Annabelle se apretó contra la camisa de su padre y dijo que sí en voz baja.
—Sí, lo querría. Pero también querría que te quedaras a ver la clase de ballet en vez de irte al bar hasta que termino.
Si cierra los ojos y se concentra, todavía lo oye todo perfectamente.
—Creo que tienes razón. Creo que tienes razón.
Recuerda que se llevó el vestido amarillo de la muñeca a la barbilla y lo acarició con los dedos mientras hablaban.
El entierro había sido demasiado impactante y extraño. Y después de eso todo quedó vacío. Pero esa noche, sentada en las rodillas de su padre hasta muy tarde, porque los dos estaban de acuerdo en que mami no le pondría una hora de irse a la cama, empezaron a despedirse de ella.
—Fue un homenaje —dijo Annabelle.
Me sonrió. Había llorado un poco y tenía los ojos húmedos y brillantes, pero estaba sonriendo.
—Fue el principio para que todo empezase a mejorar —dijo.
Me levanté de la barca y noté que las piedras se desplazaban bajo mis botas.
—¿Estás bien? —preguntó Annabelle.
—¿Qué palabra has dicho?
—¿Cuándo?
—¿Cómo lo has llamado? ¿Homenaje?
—Eso me pareció.
—Suena bien.
—Estuvo bien. Muy bien.
—Tengo que irme, Annabelle.
El sol no se pone por el este, pero al ver la franja azul clara que se extendía sobre el horizonte, parecía que estuviese a punto de salir.
Después de la reunión, mis padres me llevaron a la cafetería del hospital. Pidieron dos cafés y un chocolate con nata y virutas de chocolate.
—¿Puedo quedarme con vosotros? —pregunté.
—Siempre —dijo mamá.
—Quiero decir, cuando me dejen salir de aquí una tarde o lo que sea.
—Eso ha dicho el doctor Clement.
—Son buenas noticias, ¿no?
—Sí que lo son.
Nos quedamos callados, tomando nuestras bebidas.
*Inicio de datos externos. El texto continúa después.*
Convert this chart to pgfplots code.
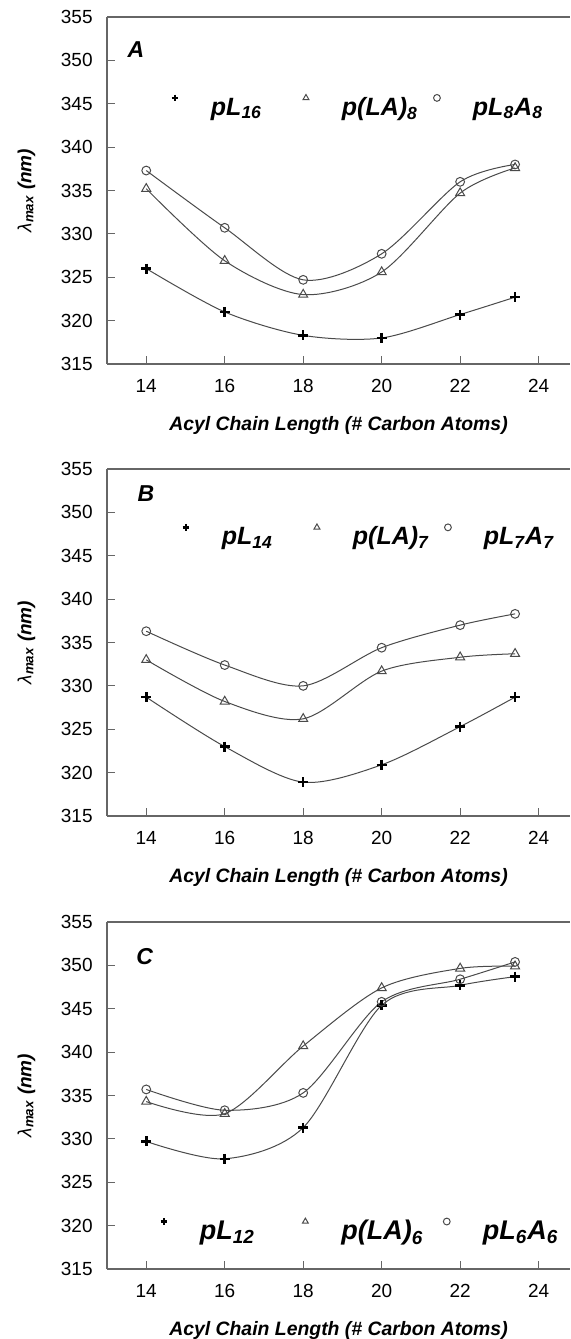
\documentclass[border=0pt]{standalone}
\usepackage{fontspec}
\setmainfont{Liberation Sans}
\usepackage{pgfplots}
\pgfplotsset{compat=1.18}

\definecolor{linegray}{HTML}{4A4A4A}
\definecolor{axgray}{HTML}{666666}

\newcommand{\bi}{\bfseries\itshape}

\pgfplotsset{
  panel/.style={
    scale only axis, width=231.5pt, height=173.5pt,
    xmin=13, xmax=24.8, ymin=315, ymax=355,
    xtick={14,16,18,20,22,24}, ytick={315,320,...,355},
    axis x line*=box, axis y line*=left,
    xtick pos=bottom, ytick pos=left,
    axis line style={axgray, line width=0.6pt},
    tick align=inside, major tick length=4pt,
    tick style={axgray, line width=0.6pt},
    /pgf/number format/assume math mode=true,
    tick label style={font=\fontsize{9.5}{11}\selectfont},
    xticklabel style={inner sep=0pt, yshift=-7.5pt},
    yticklabel style={inner sep=0pt, xshift=-7pt},
    xlabel={Acyl Chain Length (\# Carbon Atoms)},
    xlabel style={at={(axis description cs:0.5,0)}, anchor=north, inner sep=0pt,
      yshift=-26pt, font=\fontsize{9.7}{11}\selectfont\bi},
    ylabel={{\mdseries λ}\textsubscript{max} (nm)},
    ylabel style={at={(axis description cs:-0.174,0.5)}, anchor=center, inner sep=0pt,
      font=\fontsize{9.5}{11}\selectfont\bi},
    legend columns=3, legend cell align=left,
    legend style={draw=none, fill=none, inner sep=0pt, column sep=0pt,
      anchor=west, nodes={inner sep=0pt}},
    legend image code/.code={
      \path[draw=none, fill=none] (-2pt,-6pt) rectangle (18pt,6pt);
      \draw[##1, mark size=1.7pt] plot coordinates {(0pt,5pt)};
    },
  },
  plusline/.style={linegray, line width=0.5pt, smooth, mark=+, mark size=2.5pt,
    mark options={black, line width=1.3pt}},
  triline/.style={linegray, line width=0.5pt, smooth, mark=triangle, mark size=2.6pt,
    mark options={draw=linegray, fill=white, line width=0.5pt}},
  circline/.style={linegray, line width=0.5pt, smooth, mark=o, mark size=2.2pt,
    mark options={draw=linegray, fill=white, line width=0.5pt}},
}

\begin{document}
\begin{tikzpicture}
\useasboundingbox (0,0) rectangle (285pt,669.5pt);

% panel A
\begin{axis}[panel, at={(53.5pt,487.5pt)}, anchor=south west,
  legend style={at={(axis cs:14.62,344.6)},
    font=\fontsize{12.5}{14}\selectfont\bi}]
\addplot[plusline] coordinates {(14,326.0)(16,321.0)(18,318.3)(20,318.0)(22,320.7)(23.4,322.7)};
\addlegendentry{\makebox[45.5pt][l]{pL\textsubscript{16}}}
\addplot[triline] coordinates {(14,335.2)(16,326.9)(18,323.0)(20,325.6)(22,334.7)(23.4,337.6)};
\addlegendentry{\makebox[45.5pt][l]{p(LA)\textsubscript{8}}}
\addplot[circline] coordinates {(14,337.3)(16,330.7)(18,324.7)(20,327.7)(22,336.0)(23.4,338.0)};
\addlegendentry{\makebox[45.5pt][l]{pL\textsubscript{8}A\textsubscript{8}}}
\node[font=\fontsize{11.5}{13}\selectfont\bi] at (axis cs:13.74,351.2) {A};
\end{axis}

% panel B
\begin{axis}[panel, at={(53.5pt,261.5pt)}, anchor=south west,
  legend style={at={(axis cs:14.90,347.2)},
    font=\fontsize{12.5}{14}\selectfont\bi}]
\addplot[plusline] coordinates {(14,328.7)(16,323.0)(18,318.9)(20,320.9)(22,325.3)(23.4,328.7)};
\addlegendentry{\makebox[45.5pt][l]{pL\textsubscript{14}}}
\addplot[triline] coordinates {(14,333.0)(16,328.2)(18,326.2)(20,331.7)(22,333.3)(23.4,333.7)};
\addlegendentry{\makebox[45.5pt][l]{p(LA)\textsubscript{7}}}
\addplot[circline] coordinates {(14,336.3)(16,332.4)(18,330.0)(20,334.4)(22,337.0)(23.4,338.3)};
\addlegendentry{\makebox[45.5pt][l]{pL\textsubscript{7}A\textsubscript{7}}}
\node[font=\fontsize{11.5}{13}\selectfont\bi] at (axis cs:13.99,352.2) {B};
\end{axis}

% panel C
\begin{axis}[panel, at={(53.5pt,35pt)}, anchor=south west,
  legend style={at={(axis cs:14.34,319.4)},
    font=\fontsize{13.5}{15}\selectfont\bi}]
\addplot[plusline] coordinates {(14,329.7)(16,327.7)(18,331.3)(20,345.4)(22,347.7)(23.4,348.7)};
\addlegendentry{\makebox[50.7pt][l]{pL\textsubscript{12}}}
\addplot[triline] coordinates {(14,334.3)(16,332.9)(18,340.7)(20,347.4)(22,349.65)(23.4,349.9)};
\addlegendentry{\makebox[50.7pt][l]{p(LA)\textsubscript{6}}}
\addplot[circline] coordinates {(14,335.7)(16,333.3)(18,335.3)(20,345.8)(22,348.4)(23.4,350.4)};
\addlegendentry{\makebox[50.7pt][l]{pL\textsubscript{6}A\textsubscript{6}}}
\node[font=\fontsize{11.5}{13}\selectfont\bi] at (axis cs:13.96,351.0) {C};
\end{axis}
\end{tikzpicture}
\end{document}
Una mujer con una redecilla en el pelo estaba limpiando las mesas. Alguien que estaba en la cola de la caja registradora tiró su bandeja y se quedó mirando el estropicio como si quisiera limpiarlo personalmente. Alguien anunció por megafonía algo de algo. La gente iba y venía. Estuvimos una eternidad sin decir nada. Hasta que rompí el silencio.
—Quiero hacer una cosa —dije.
—¿Qué?
—No ahora. El verano próximo.
—Falta mucho para eso —dijo papá.
—Ya lo sé. Pero ahora estoy demasiado… demasiado enfermo. Primero tengo que ponerme mejor. Eso lo sé.
Mamá dejó la taza encima de la mesa.
—Bueno, ¿qué es?
—No lo quiero decir. Pero tenéis que prometerme que puedo. Tenéis que prometerme que me lo permitís.
—Bueno…
—No. Necesito que confiéis en mí.
Papá se apoyó en la mesa y habló en voz baja.
—Ami. No es que no confiemos en ti, pero no podemos decir que sí sin…
Fue raro que ocurriera eso. Nunca me habría imaginado que mamá se llevaría los dedos a los labios para que papá dejara de poner reparos.
—Confiamos en ti —dijo—. Para lo que sea. Confiamos en ti.